Jean-Marc Mocellin : Je peux par exemple citer Maupiti, qui est située à une quarantaine de kilomètres de Bora Bora, et qui présente les mêmes intérêts touristiques. Makatea, une île de l’archipel des Tuamotu, fait aussi partie de ces îles qui pourraient accueillir plus de touristes. Notre mission, c’est désormais de les développer, avec la même exigence que sur d’autres îles.
La Polynésie aura donc les capacités hôtelières pour atteindre cet objectif ? Aujourd’hui, des pros du secteur se plaignent du manque de lits…
Jean-Marc Mocellin : Nous n’avons pas encore les capacités suffisantes, c’est pourquoi nous devons convaincre les investisseurs de lancer des projets dans l’hébergement. Actuellement, l’archipel abrite 2 500 clés. Notre objectif, d’ici cinq ans, c’est d’avoir 3 000 clés. Et nous y arriverons, puisque fin 2023, si tous les projets engagés vont à leur terme, nous en compterons déjà 2 700. Notre stratégie repose sur cette augmentation de la capacité hôtelière. D’autant plus que, la crise sanitaire semblant s’éloigner, les compagnies aériennes ont remis beaucoup de sièges à destination de la Polynésie. Nous avons donc les sièges, et il nous faudra les chambres.
Vos principaux marchés ont-ils retrouvé le chemin de la Polynésie en 2022 ?
Jean-Marc Mocellin : L’année 2022 a été très satisfaisante, surtout en tenant compte du contexte de la crise sanitaire. Au total, nous avons accueilli 218 000 visiteurs internationaux (contre 236 000 en 2019, NDLR). Nos plus grands marchés ont répondu présents. L’Amérique du nord (Etats-Unis et Canada), qui pèse pour 45% de notre visitorat, et la France 35%, arrivent en tête. A eux deux, ces marchés représentent 80% de notre fréquentation touristique. Ce sont des clientèles stratégiques, qui sont très importantes pour nous. Mais nous devons nous diversifier. En cas de crise géopolitique, par exemple, on a déjà vu qu’il n’était pas prudent de ne miser que sur quelques marchés très forts. Le reste de l’Europe représente 15% de nos visiteurs internationaux, et nous pouvons sans doute faire mieux. Nous devons aussi améliorer nos flux entrants depuis l’Asie : Japon, Corée du Sud, Chine.
Ces clientèles ne sont pas toutes à la recherche des mêmes expériences…

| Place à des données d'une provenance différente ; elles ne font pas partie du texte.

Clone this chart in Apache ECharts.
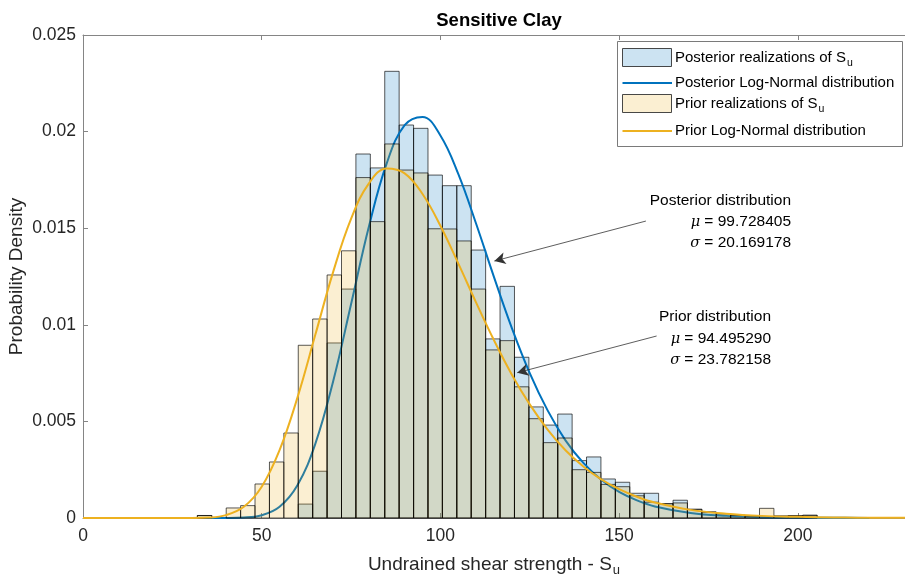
<!DOCTYPE html>
<html>
<head>
<meta charset="utf-8">
<script src="https://cdn.jsdelivr.net/npm/echarts@6/dist/echarts.min.js"></script>
<style>html,body{margin:0;padding:0;background:#fff;}#c{width:905px;height:579px;}</style>
</head>
<body>
<div id="c"></div>
<script>
// Histogram bin edges (S_u)
const binEdges = [32.00,36.03,40.07,44.10,48.13,52.17,56.20,60.23,64.26,68.30,72.33,76.36,80.40,84.43,88.46,92.50,96.53,100.56,104.59,108.63,112.66,116.69,120.73,124.76,128.79,132.83,136.86,140.89,144.92,148.96,152.99,157.02,161.06,165.09,169.12,173.16,177.19,181.22,185.25,189.29,193.32,197.35,201.39,205.42];
// Posterior realizations density per bin
const posteriorHist = [0.00013,0,0,0,0,0,0,0.00072,0.00242,0.00906,0.01185,0.01884,0.01812,0.02312,0.02034,0.02017,0.01775,0.0172,0.0172,0.01387,0.00927,0.01199,0.00832,0.00575,0.00481,0.00538,0.00297,0.00316,0.00202,0.00185,0.00128,0.00128,0.00074,0.00092,0.00045,0.00031,0.00022,0.00014,0.0001,0.00004,0.0001,0.00012,0.00014];
// Prior realizations density per bin
const priorHist = [0.00013,0,0.00052,0.00064,0.00176,0.0029,0.0044,0.00894,0.0103,0.01258,0.01383,0.01762,0.01534,0.01936,0.01801,0.01786,0.01497,0.01496,0.01434,0.01185,0.0087,0.00918,0.00679,0.00514,0.0039,0.00414,0.0025,0.00236,0.00174,0.00162,0.00115,0.00082,0.00074,0.00078,0.00045,0.00031,0.00022,0.00014,0.0001,0.0005,0.0001,0.00012,0.00014];
// Posterior Log-Normal curve (x, density)
const posteriorCurveX = [34,40,45,50,55,60,65,70,75,80,85,90,95,100,105,110,115,120,125,130,135,140,145,150,155,160,170,180,190,200,210,220];
const posteriorCurveY = [0,0.0000024,0.000024,0.000146,0.000584,0.0017,0.00384,0.00708,0.01106,0.01509,0.01837,0.02033,0.02076,0.0198,0.01781,0.01523,0.01247,0.00983,0.0075,0.00557,0.00402,0.00285,0.00198,0.00135,0.00091,0.0006,0.00026,0.00011,0.00004,0.00002,0.00001,0];
// Prior Log-Normal curve (x, density)
const priorCurveX = [0,10,20,30,35,40,45,50,55,60,65,70,75,80,85,90,95,100,105,110,115,120,125,130,135,140,145,150,155,160,170,180,190,200,210,220,230];
const priorCurveY = [0,0,0,0.000002,0.000024,0.00015,0.00058,0.00162,0.00351,0.00623,0.00948,0.01274,0.01548,0.01732,0.01809,0.01784,0.01677,0.01513,0.01318,0.01115,0.0092,0.00742,0.00588,0.00458,0.00351,0.00267,0.002,0.00149,0.0011,0.0008,0.00042,0.00022,0.00011,0.00006,0.00003,0.00001,0.00001];
// Axis ticks
const xTicks = [0,50,100,150,200];
const yTicks = [0,0.005,0.01,0.015,0.02,0.025];

const FONT = 'Liberation Sans';
const chart = echarts.init(document.getElementById('c'), null, {renderer:'canvas'});

function histData(vals){ return vals.map((v,i)=>[binEdges[i], binEdges[i+1], v]); }
function histRender(fill){
  return function(params, api){
    const v = api.value(2);
    if (!(v > 0)) return null;
    const p0 = api.coord([api.value(0), v]);
    const p1 = api.coord([api.value(1), 0]);
    return {type:'rect', shape:{x:p0[0], y:p0[1], width:p1[0]-p0[0], height:p1[1]-p0[1]},
      style:{fill:fill, stroke:'rgba(0,0,0,0.72)', lineWidth:0.9}};
  };
}
const axisCol = '#858585';
const txtCol = '#262626';
const greek = {g:{fontFamily:'DejaVu Serif', fontStyle:'italic', fontSize:14.5, fill:'#000'}};
const subStyle = {sub:{fontFamily:FONT, fontSize:10.5, fill:'#000', padding:[10,0,0,1]}};

const option = {
  animation:false,
  backgroundColor:'#fff',
  title:{text:'Sensitive Clay', left:494, top:6, textAlign:'center',
    textStyle:{fontFamily:FONT, fontSize:18.5, fontWeight:'bold', color:'#000'}},
  grid:{left:83, right:0, top:35, bottom:61, show:false, containLabel:false, outerBoundsMode:'none'},
  xAxis:[{
    type:'value', min:xTicks[0], max:230, interval:xTicks[1]-xTicks[0],
    axisLine:{show:true, onZero:false, lineStyle:{color:axisCol, width:1}},
    axisTick:{show:true, inside:true, length:5, lineStyle:{color:axisCol}},
    splitLine:{show:false},
    axisLabel:{fontFamily:FONT, fontSize:17.5, color:txtCol, margin:9, showMaxLabel:false,
      formatter:function(v){ return xTicks.indexOf(v) >= 0 ? String(v) : ''; }},
    name:'Undrained shear strength - S{sub|u}', nameLocation:'middle', nameGap:34, nameMoveOverlap:false,
    nameTextStyle:{fontFamily:FONT, fontSize:19, color:txtCol,
      rich:{sub:{fontFamily:FONT, fontSize:13, color:txtCol, padding:[12,0,0,1]}}}
  },{
    type:'value', position:'top', min:xTicks[0], max:230, interval:xTicks[1]-xTicks[0],
    axisLine:{show:true, onZero:false, lineStyle:{color:axisCol, width:1}},
    axisTick:{show:true, inside:true, length:5, lineStyle:{color:axisCol}},
    axisLabel:{show:false}, splitLine:{show:false}
  }],
  yAxis:{
    type:'value', min:yTicks[0], max:yTicks[yTicks.length-1], interval:yTicks[1]-yTicks[0],
    axisLine:{show:true, onZero:false, lineStyle:{color:axisCol, width:1}},
    axisTick:{show:true, inside:true, length:5, lineStyle:{color:axisCol}},
    splitLine:{show:false},
    axisLabel:{fontFamily:FONT, fontSize:17.5, color:txtCol, margin:7},
    name:'Probability Density', nameLocation:'middle', nameGap:57, nameMoveOverlap:false,
    nameTextStyle:{fontFamily:FONT, fontSize:19, color:txtCol}
  },
  series:[
    {name:'Posterior realizations', type:'custom', z:2, renderItem:histRender('rgba(0,114,189,0.2)'),
      encode:{x:[0,1], y:2}, data:histData(posteriorHist)},
    {name:'Posterior Log-Normal distribution', type:'line', z:3, smooth:0.4, showSymbol:false, symbol:'none',
      lineStyle:{color:'#0072BD', width:2}, data:posteriorCurveX.map((x,i)=>[x, posteriorCurveY[i]])},
    {name:'Prior realizations', type:'custom', z:4, renderItem:histRender('rgba(237,177,32,0.2)'),
      encode:{x:[0,1], y:2}, data:histData(priorHist)},
    {name:'Prior Log-Normal distribution', type:'line', z:5, smooth:0.4, showSymbol:false, symbol:'none',
      lineStyle:{color:'#EDB120', width:2}, data:priorCurveX.map((x,i)=>[x, priorCurveY[i]]),
      markLine:{silent:true, symbol:['none','arrow'], symbolSize:[9,11], label:{show:false},
        lineStyle:{color:'#333', width:0.8, type:'solid'}, emphasis:{disabled:true},
        data:[
          [{coord:[157.5,0.01537]},{coord:[115.1,0.0133]}],
          [{coord:[160.5,0.00942]},{coord:[121.5,0.00752]}]
        ]}}
  ],
  graphic:[
    // legend
    {type:'rect', z:100, shape:{x:617.5, y:41.5, width:285, height:105}, style:{fill:'#fff', stroke:'#7a7a7a', lineWidth:1}},
    {type:'rect', z:101, shape:{x:622.5, y:48.5, width:49, height:18}, style:{fill:'#cce3f2', stroke:'#333', lineWidth:0.9}},
    {type:'text', z:101, style:{x:675, y:58, text:'Posterior realizations of S{sub|u}', verticalAlign:'middle', fontFamily:FONT, fontSize:15, fill:'#000', rich:subStyle}},
    {type:'line', z:101, shape:{x1:622.5, y1:83, x2:672, y2:83}, style:{stroke:'#0072BD', lineWidth:2}},
    {type:'text', z:101, style:{x:675, y:83, text:'Posterior Log-Normal distribution', verticalAlign:'middle', fontFamily:FONT, fontSize:15, fill:'#000'}},
    {type:'rect', z:101, shape:{x:622.5, y:94.5, width:49, height:18}, style:{fill:'#fbefd2', stroke:'#333', lineWidth:0.9}},
    {type:'text', z:101, style:{x:675, y:104, text:'Prior realizations of S{sub|u}', verticalAlign:'middle', fontFamily:FONT, fontSize:15, fill:'#000', rich:subStyle}},
    {type:'line', z:101, shape:{x1:622.5, y1:131, x2:672, y2:131}, style:{stroke:'#EDB120', lineWidth:2}},
    {type:'text', z:101, style:{x:675, y:131, text:'Prior Log-Normal distribution', verticalAlign:'middle', fontFamily:FONT, fontSize:15, fill:'#000'}},
    // annotations
    {type:'text', z:101, style:{x:791, y:201, text:'Posterior distribution', align:'right', verticalAlign:'middle', fontFamily:FONT, fontSize:15.5, fill:'#000'}},
    {type:'text', z:101, style:{x:791, y:222, text:'{g|μ} = 99.728405', align:'right', verticalAlign:'middle', fontFamily:FONT, fontSize:15.5, fill:'#000', rich:greek}},
    {type:'text', z:101, style:{x:791, y:243, text:'{g|σ} = 20.169178', align:'right', verticalAlign:'middle', fontFamily:FONT, fontSize:15.5, fill:'#000', rich:greek}},
    {type:'text', z:101, style:{x:771, y:317, text:'Prior distribution', align:'right', verticalAlign:'middle', fontFamily:FONT, fontSize:15.5, fill:'#000'}},
    {type:'text', z:101, style:{x:771, y:339, text:'{g|μ} = 94.495290', align:'right', verticalAlign:'middle', fontFamily:FONT, fontSize:15.5, fill:'#000', rich:greek}},
    {type:'text', z:101, style:{x:771, y:360, text:'{g|σ} = 23.782158', align:'right', verticalAlign:'middle', fontFamily:FONT, fontSize:15.5, fill:'#000', rich:greek}}
  ]
};
chart.setOption(option);
</script>
</body>
</html>
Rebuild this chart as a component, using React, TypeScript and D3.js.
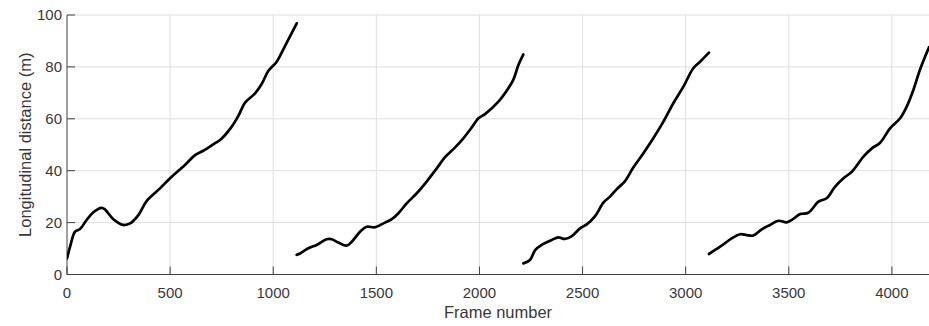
import React from "react";
import * as d3 from "d3";

// Tracked runs: frame index and longitudinal distance (m)
const run1Frames = [0, 15, 39, 63, 95, 128, 168, 184, 225, 273, 306, 346, 386, 451, 500, 572, 621, 661, 718, 742, 799, 831, 863, 912, 944, 976, 1017, 1049, 1114];
const run1Dist = [6.2, 10.7, 16.5, 17.5, 21, 24, 25.7, 25.1, 21.3, 19.1, 19.7, 22.9, 28.3, 33.2, 37.1, 42.2, 46, 47.7, 50.6, 51.8, 57, 61.1, 66.2, 69.8, 73.4, 78.4, 82, 86.8, 96.8];

const run2Frames = [1114, 1130, 1170, 1211, 1259, 1284, 1316, 1356, 1381, 1421, 1453, 1494, 1542, 1575, 1607, 1647, 1696, 1744, 1793, 1833, 1882, 1922, 1963, 1995, 2027, 2092, 2132, 2164, 2189, 2213];
const run2Dist = [7.6, 8.1, 10.1, 11.4, 13.6, 13.6, 12.3, 11.1, 12.6, 16.5, 18.4, 18.2, 20, 21.3, 23.6, 27.4, 31.3, 35.8, 40.9, 45.2, 49, 52.5, 56.7, 60.2, 61.8, 66.6, 70.8, 75, 80.7, 84.8];

const run3Frames = [2213, 2245, 2270, 2302, 2350, 2383, 2415, 2448, 2488, 2520, 2561, 2601, 2633, 2666, 2706, 2746, 2795, 2843, 2892, 2940, 2989, 3037, 3070, 3113];
const run3Dist = [4.3, 5.6, 9.4, 11.4, 13.3, 14.3, 13.7, 14.8, 17.8, 19.3, 22.5, 27.7, 30, 32.9, 36, 41.2, 46.7, 52.5, 58.9, 66, 72.4, 79.5, 82, 85.5];

const run4Frames = [3113, 3167, 3223, 3264, 3296, 3328, 3369, 3409, 3450, 3490, 3522, 3555, 3595, 3644, 3684, 3724, 3765, 3806, 3862, 3903, 3943, 3991, 4040, 4072, 4104, 4137, 4180];
const run4Dist = [7.9, 10.7, 13.9, 15.5, 15.2, 15, 17.4, 19.1, 20.7, 20.1, 21.4, 23.3, 23.8, 28.1, 29.4, 33.8, 37.1, 39.6, 45.4, 48.6, 50.8, 56.3, 60.2, 64.7, 71.1, 79.1, 87.6];

const xTicks = [0, 500, 1000, 1500, 2000, 2500, 3000, 3500, 4000];
const yTicks = [0, 20, 40, 60, 80, 100];

const runs = [
  [run1Frames, run1Dist],
  [run2Frames, run2Dist],
  [run3Frames, run3Dist],
  [run4Frames, run4Dist],
];

const W = 929;
const H = 326;
const M = { left: 67, right: 0, top: 15, bottom: 51.5 };
const FONT = "Arial, 'Liberation Sans', Helvetica, sans-serif";
const TEXT = "#383838";
const AXIS = "#404040";
const GRID = "#dedede";

export default function App() {
  const x = d3.scaleLinear().domain([0, 4180]).range([M.left, W - M.right]);
  const y = d3.scaleLinear().domain([0, 100]).range([H - M.bottom, M.top]);
  const line = d3.line().curve(d3.curveCatmullRom.alpha(0.5));

  const paths = runs.map(([fr, ds]) => {
    const pts: [number, number][] = fr.map((f, i) => [x(f), y(ds[i])]);
    return line(pts) || "";
  });

  const y0 = y(0);
  const tickLen = 8;

  return (
    <svg
      width={W}
      height={H}
      style={{ position: "absolute", left: 0, top: 0, background: "#fff" }}
      fontFamily={FONT}
    >
      <defs>
        <clipPath id="plot">
          <rect x={M.left} y={M.top - 2} width={W - M.left} height={y0 - M.top + 2} />
        </clipPath>
      </defs>
      {/* grid */}
      {xTicks.filter((t) => t > 0).map((t) => (
        <line key={"gx" + t} x1={x(t)} x2={x(t)} y1={M.top} y2={y0} stroke={GRID} strokeWidth={1} />
      ))}
      {yTicks.filter((t) => t > 0).map((t) => (
        <line key={"gy" + t} x1={M.left} x2={W} y1={y(t)} y2={y(t)} stroke={GRID} strokeWidth={1} />
      ))}
      {/* axes */}
      <line x1={M.left} x2={M.left} y1={M.top} y2={y0} stroke={AXIS} strokeWidth={1} />
      <line x1={M.left} x2={W} y1={y0} y2={y0} stroke={AXIS} strokeWidth={1} />
      {xTicks.map((t) => (
        <g key={"tx" + t}>
          <line x1={x(t)} x2={x(t)} y1={y0} y2={y0 - tickLen} stroke={AXIS} strokeWidth={1} />
          <text x={x(t)} y={y0 + 23} textAnchor="middle" fontSize={15} fill={TEXT}>
            {t}
          </text>
        </g>
      ))}
      {yTicks.map((t) => (
        <g key={"ty" + t}>
          <line x1={M.left} x2={M.left + tickLen} y1={y(t)} y2={y(t)} stroke={AXIS} strokeWidth={1} />
          <text x={M.left - 5} y={y(t) + 5.3} textAnchor="end" fontSize={15} fill={TEXT}>
            {t}
          </text>
        </g>
      ))}
      {/* data */}
      <g clipPath="url(#plot)">
        {paths.map((d, i) => (
          <path key={i} d={d} fill="none" stroke="#000" strokeWidth={2.7} strokeLinejoin="round" strokeLinecap="round" />
        ))}
      </g>
      {/* labels */}
      <text x={(M.left + W) / 2} y={318} textAnchor="middle" fontSize={16.5} fill={TEXT}>
        Frame number
      </text>
      <text
        transform={`translate(31, ${(M.top + y0) / 2}) rotate(-90)`}
        textAnchor="middle"
        fontSize={16.5}
        fill={TEXT}
      >
        Longitudinal distance (m)
      </text>
    </svg>
  );
}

Jean-Marc Mocellin : Evidemment, chaque marché à ses particularités. Les Américains, par exemple, sont plutôt des adeptes des grandes chaînes hôtelières internationales, comme Four Seasons ou Hilton. Les clientèles françaises et italiennes, qui apprécient aussi ces adresses, préfèrent mixer les typologies d’hébergement pendant leur séjour, en alternant entre établissements de luxe et pensions de charme. Mais c’est l’une des richesses de notre destination : la variété de typologie de produits. Le secteur des croisières est aussi en pleine expansion, et nous voulons le développer, mais dans la lignée de notre stratégie touristique. C’est-à-dire que nous n’acceptons pas les navires de plus de 2 000 passagers (staff compris) à Bora Bora, par exemple. Et seule une dizaine de ce genre de navires accostent dans nos ports chaque année. Nous préférons promouvoir les navires comme le Paul Gauguin ou l’Ara Nui, qui accueillent environ 300 passagers.